- DO THIS:
Starting from the top of the material, restate each line exactly until the line that contains "0.6, 2.0, 1.5, 0.5, 0.5, 0.6, 0.6, 0.6]", which is also copied. Pictures are excluded.

- MATERIAL PROVIDED:
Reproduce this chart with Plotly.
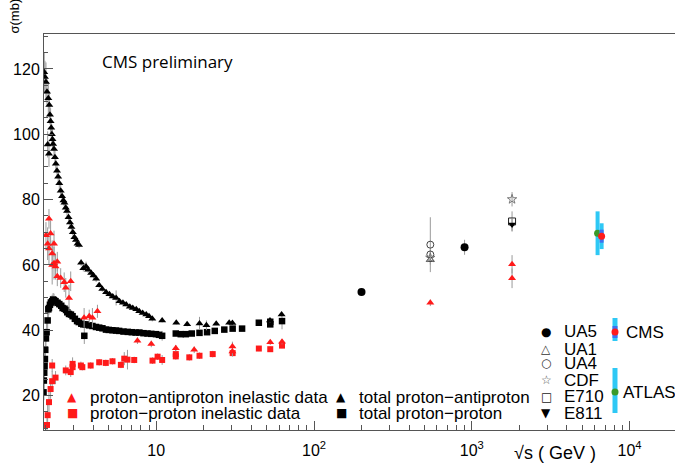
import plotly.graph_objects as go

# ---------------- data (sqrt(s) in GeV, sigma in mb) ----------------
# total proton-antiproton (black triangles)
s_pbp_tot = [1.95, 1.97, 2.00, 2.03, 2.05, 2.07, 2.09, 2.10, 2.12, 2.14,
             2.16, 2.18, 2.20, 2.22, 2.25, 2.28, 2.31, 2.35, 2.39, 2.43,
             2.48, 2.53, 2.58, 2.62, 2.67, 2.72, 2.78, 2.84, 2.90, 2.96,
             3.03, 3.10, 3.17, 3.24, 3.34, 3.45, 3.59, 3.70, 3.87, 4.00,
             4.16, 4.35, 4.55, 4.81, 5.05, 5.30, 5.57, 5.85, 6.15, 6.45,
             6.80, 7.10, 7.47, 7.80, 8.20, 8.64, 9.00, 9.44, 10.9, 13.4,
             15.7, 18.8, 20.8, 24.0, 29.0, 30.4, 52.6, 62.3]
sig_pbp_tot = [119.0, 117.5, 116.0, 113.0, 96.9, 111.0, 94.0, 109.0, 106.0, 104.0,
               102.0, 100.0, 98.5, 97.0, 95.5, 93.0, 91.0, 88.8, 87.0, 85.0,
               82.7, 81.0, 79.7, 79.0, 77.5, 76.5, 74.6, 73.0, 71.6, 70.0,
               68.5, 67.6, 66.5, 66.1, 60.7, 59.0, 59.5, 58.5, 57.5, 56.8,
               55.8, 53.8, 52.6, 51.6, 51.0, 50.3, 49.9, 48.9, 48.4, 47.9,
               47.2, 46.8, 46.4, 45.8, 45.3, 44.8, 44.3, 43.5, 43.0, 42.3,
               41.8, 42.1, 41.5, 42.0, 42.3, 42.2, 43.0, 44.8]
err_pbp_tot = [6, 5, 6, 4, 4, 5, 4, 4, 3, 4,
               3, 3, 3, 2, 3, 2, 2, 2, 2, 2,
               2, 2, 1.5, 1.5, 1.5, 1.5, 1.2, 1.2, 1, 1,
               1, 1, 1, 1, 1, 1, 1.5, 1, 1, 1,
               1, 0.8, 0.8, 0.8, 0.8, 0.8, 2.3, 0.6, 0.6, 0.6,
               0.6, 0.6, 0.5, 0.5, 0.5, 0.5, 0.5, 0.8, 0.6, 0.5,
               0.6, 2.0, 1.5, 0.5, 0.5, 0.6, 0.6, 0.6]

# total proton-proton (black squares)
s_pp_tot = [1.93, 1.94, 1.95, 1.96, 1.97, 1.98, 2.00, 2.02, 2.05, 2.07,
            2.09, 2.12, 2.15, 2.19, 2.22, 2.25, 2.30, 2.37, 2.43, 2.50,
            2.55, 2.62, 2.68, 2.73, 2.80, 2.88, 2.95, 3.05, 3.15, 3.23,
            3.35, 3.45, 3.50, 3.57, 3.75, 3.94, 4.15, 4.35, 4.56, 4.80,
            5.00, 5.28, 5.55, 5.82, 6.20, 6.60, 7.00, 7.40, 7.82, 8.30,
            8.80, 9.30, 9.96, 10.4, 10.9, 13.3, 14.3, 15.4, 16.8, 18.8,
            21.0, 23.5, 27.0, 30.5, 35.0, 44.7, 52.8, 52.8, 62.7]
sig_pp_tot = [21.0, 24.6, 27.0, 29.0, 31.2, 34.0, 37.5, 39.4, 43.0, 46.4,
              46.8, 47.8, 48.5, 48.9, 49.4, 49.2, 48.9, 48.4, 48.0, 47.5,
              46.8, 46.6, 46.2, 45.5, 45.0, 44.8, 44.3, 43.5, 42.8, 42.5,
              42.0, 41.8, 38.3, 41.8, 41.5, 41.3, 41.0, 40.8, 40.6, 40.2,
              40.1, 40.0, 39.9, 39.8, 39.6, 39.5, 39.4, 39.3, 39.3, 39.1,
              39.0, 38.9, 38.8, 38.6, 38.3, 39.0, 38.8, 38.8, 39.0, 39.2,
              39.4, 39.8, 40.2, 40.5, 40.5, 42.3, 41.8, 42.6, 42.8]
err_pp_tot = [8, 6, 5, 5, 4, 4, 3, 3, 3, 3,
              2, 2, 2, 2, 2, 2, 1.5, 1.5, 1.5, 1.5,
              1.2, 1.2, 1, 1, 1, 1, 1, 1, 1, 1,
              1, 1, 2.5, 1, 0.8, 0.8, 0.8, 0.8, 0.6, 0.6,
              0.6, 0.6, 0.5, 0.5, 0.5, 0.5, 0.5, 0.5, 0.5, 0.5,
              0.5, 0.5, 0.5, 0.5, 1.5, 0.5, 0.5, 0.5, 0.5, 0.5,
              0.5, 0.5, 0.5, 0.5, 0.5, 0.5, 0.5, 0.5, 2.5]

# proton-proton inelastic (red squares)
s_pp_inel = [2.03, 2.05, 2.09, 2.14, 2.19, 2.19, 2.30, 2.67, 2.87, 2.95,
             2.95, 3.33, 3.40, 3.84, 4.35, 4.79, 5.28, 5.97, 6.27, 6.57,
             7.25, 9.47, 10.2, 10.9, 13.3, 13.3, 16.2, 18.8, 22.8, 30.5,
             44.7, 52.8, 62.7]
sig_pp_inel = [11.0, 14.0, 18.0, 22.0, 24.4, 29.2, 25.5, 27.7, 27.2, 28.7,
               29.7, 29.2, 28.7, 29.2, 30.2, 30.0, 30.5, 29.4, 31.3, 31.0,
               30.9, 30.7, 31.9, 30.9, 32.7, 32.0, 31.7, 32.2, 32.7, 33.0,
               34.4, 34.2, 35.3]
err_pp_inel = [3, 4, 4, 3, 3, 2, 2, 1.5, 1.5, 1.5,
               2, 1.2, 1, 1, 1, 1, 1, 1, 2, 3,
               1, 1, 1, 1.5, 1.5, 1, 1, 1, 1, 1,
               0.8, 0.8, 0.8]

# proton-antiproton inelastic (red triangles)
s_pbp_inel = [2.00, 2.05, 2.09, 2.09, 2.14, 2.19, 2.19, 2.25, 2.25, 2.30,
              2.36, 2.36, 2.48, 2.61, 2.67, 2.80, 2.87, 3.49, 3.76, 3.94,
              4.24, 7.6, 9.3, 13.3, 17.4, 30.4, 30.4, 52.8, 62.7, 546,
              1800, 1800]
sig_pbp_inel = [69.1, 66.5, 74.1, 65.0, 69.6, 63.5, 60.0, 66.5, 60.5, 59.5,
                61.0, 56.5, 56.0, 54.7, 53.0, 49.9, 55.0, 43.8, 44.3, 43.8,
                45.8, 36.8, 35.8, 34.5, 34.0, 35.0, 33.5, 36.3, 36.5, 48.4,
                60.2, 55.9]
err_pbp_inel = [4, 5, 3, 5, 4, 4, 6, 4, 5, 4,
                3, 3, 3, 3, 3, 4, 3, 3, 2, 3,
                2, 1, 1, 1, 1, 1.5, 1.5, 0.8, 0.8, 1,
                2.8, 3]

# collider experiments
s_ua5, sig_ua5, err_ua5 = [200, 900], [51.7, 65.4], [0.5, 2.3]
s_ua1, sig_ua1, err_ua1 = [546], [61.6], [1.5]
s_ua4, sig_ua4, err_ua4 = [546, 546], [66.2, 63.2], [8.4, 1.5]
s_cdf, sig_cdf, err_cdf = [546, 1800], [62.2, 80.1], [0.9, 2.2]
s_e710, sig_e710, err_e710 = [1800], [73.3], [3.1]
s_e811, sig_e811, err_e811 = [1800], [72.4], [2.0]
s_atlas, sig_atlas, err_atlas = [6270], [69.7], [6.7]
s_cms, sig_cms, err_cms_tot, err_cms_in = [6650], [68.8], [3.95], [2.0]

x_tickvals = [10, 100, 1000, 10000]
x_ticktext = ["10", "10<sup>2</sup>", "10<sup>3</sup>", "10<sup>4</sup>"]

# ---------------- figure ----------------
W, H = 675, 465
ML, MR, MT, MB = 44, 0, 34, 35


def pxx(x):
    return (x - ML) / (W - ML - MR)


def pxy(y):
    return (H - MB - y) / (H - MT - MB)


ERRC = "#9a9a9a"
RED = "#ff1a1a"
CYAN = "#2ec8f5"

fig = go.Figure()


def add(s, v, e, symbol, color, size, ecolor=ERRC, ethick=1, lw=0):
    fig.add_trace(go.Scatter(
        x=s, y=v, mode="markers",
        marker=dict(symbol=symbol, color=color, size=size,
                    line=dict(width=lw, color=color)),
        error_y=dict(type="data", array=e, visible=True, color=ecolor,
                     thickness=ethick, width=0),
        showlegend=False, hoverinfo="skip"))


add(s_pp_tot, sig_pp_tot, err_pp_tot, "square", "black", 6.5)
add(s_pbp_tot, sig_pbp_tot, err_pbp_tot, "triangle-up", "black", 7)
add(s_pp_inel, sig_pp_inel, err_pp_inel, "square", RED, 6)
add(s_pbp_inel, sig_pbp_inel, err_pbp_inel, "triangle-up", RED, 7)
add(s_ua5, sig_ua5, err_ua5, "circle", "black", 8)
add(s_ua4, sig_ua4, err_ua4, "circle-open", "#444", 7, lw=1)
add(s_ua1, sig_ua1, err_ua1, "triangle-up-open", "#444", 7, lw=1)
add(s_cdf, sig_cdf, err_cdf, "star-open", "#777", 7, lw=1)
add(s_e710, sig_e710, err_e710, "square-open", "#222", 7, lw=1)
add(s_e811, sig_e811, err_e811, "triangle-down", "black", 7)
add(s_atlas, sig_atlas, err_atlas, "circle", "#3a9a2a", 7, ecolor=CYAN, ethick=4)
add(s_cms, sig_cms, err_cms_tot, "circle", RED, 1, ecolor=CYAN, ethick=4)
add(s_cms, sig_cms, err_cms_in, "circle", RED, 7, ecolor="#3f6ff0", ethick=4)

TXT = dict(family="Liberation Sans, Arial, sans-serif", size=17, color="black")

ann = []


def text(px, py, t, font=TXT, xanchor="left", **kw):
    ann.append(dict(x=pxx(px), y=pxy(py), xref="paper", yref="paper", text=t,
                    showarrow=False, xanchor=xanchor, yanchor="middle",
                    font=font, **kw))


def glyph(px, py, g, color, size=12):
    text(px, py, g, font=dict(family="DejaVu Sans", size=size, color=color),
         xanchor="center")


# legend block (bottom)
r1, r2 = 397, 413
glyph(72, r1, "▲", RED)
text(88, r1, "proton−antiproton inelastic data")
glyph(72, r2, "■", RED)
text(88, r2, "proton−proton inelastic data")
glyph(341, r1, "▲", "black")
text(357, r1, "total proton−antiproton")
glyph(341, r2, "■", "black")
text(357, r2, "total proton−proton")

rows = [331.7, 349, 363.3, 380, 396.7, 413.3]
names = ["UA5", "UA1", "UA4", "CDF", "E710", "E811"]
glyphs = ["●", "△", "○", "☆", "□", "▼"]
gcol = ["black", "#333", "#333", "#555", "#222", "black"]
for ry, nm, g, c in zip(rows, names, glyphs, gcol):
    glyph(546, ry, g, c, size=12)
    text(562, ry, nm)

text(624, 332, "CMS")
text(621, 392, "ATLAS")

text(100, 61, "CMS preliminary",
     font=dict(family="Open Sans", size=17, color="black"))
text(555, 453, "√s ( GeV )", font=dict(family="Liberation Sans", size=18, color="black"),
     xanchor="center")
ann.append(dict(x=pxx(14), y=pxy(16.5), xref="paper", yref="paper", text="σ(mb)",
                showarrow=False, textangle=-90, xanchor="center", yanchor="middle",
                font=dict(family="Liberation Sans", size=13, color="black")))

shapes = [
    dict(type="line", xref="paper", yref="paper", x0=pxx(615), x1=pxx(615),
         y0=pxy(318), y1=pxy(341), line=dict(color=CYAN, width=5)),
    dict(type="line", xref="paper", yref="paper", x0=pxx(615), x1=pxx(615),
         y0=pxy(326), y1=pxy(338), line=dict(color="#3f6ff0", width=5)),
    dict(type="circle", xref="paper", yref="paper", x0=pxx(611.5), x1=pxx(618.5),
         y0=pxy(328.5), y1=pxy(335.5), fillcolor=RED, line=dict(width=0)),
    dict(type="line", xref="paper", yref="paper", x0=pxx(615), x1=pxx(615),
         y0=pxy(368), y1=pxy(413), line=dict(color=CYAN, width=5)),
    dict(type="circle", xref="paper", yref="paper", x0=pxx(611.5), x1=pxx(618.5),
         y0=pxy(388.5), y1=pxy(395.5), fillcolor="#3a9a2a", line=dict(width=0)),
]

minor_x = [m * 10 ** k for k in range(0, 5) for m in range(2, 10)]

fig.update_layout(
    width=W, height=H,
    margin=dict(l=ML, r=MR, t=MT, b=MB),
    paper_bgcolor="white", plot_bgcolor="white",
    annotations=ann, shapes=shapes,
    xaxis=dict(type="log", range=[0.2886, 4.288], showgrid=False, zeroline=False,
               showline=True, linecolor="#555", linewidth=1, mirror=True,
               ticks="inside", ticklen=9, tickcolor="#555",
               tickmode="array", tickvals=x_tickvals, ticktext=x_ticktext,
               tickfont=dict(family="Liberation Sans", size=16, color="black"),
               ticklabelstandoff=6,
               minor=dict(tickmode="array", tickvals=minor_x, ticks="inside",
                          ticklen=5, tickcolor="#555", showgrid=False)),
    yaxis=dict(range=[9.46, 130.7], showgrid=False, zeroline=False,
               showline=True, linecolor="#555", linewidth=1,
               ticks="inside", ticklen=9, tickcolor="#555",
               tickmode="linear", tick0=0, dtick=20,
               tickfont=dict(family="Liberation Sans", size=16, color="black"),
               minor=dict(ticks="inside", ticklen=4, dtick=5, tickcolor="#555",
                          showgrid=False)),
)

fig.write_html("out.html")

- SOLUTION TO THE EXERCISE:
Reproduce this chart with Plotly.
import plotly.graph_objects as go

# ---------------- data (sqrt(s) in GeV, sigma in mb) ----------------
# total proton-antiproton (black triangles)
s_pbp_tot = [1.95, 1.97, 2.00, 2.03, 2.05, 2.07, 2.09, 2.10, 2.12, 2.14,
             2.16, 2.18, 2.20, 2.22, 2.25, 2.28, 2.31, 2.35, 2.39, 2.43,
             2.48, 2.53, 2.58, 2.62, 2.67, 2.72, 2.78, 2.84, 2.90, 2.96,
             3.03, 3.10, 3.17, 3.24, 3.34, 3.45, 3.59, 3.70, 3.87, 4.00,
             4.16, 4.35, 4.55, 4.81, 5.05, 5.30, 5.57, 5.85, 6.15, 6.45,
             6.80, 7.10, 7.47, 7.80, 8.20, 8.64, 9.00, 9.44, 10.9, 13.4,
             15.7, 18.8, 20.8, 24.0, 29.0, 30.4, 52.6, 62.3]
sig_pbp_tot = [119.0, 117.5, 116.0, 113.0, 96.9, 111.0, 94.0, 109.0, 106.0, 104.0,
               102.0, 100.0, 98.5, 97.0, 95.5, 93.0, 91.0, 88.8, 87.0, 85.0,
               82.7, 81.0, 79.7, 79.0, 77.5, 76.5, 74.6, 73.0, 71.6, 70.0,
               68.5, 67.6, 66.5, 66.1, 60.7, 59.0, 59.5, 58.5, 57.5, 56.8,
               55.8, 53.8, 52.6, 51.6, 51.0, 50.3, 49.9, 48.9, 48.4, 47.9,
               47.2, 46.8, 46.4, 45.8, 45.3, 44.8, 44.3, 43.5, 43.0, 42.3,
               41.8, 42.1, 41.5, 42.0, 42.3, 42.2, 43.0, 44.8]
err_pbp_tot = [6, 5, 6, 4, 4, 5, 4, 4, 3, 4,
               3, 3, 3, 2, 3, 2, 2, 2, 2, 2,
               2, 2, 1.5, 1.5, 1.5, 1.5, 1.2, 1.2, 1, 1,
               1, 1, 1, 1, 1, 1, 1.5, 1, 1, 1,
               1, 0.8, 0.8, 0.8, 0.8, 0.8, 2.3, 0.6, 0.6, 0.6,
               0.6, 0.6, 0.5, 0.5, 0.5, 0.5, 0.5, 0.8, 0.6, 0.5,
               0.6, 2.0, 1.5, 0.5, 0.5, 0.6, 0.6, 0.6]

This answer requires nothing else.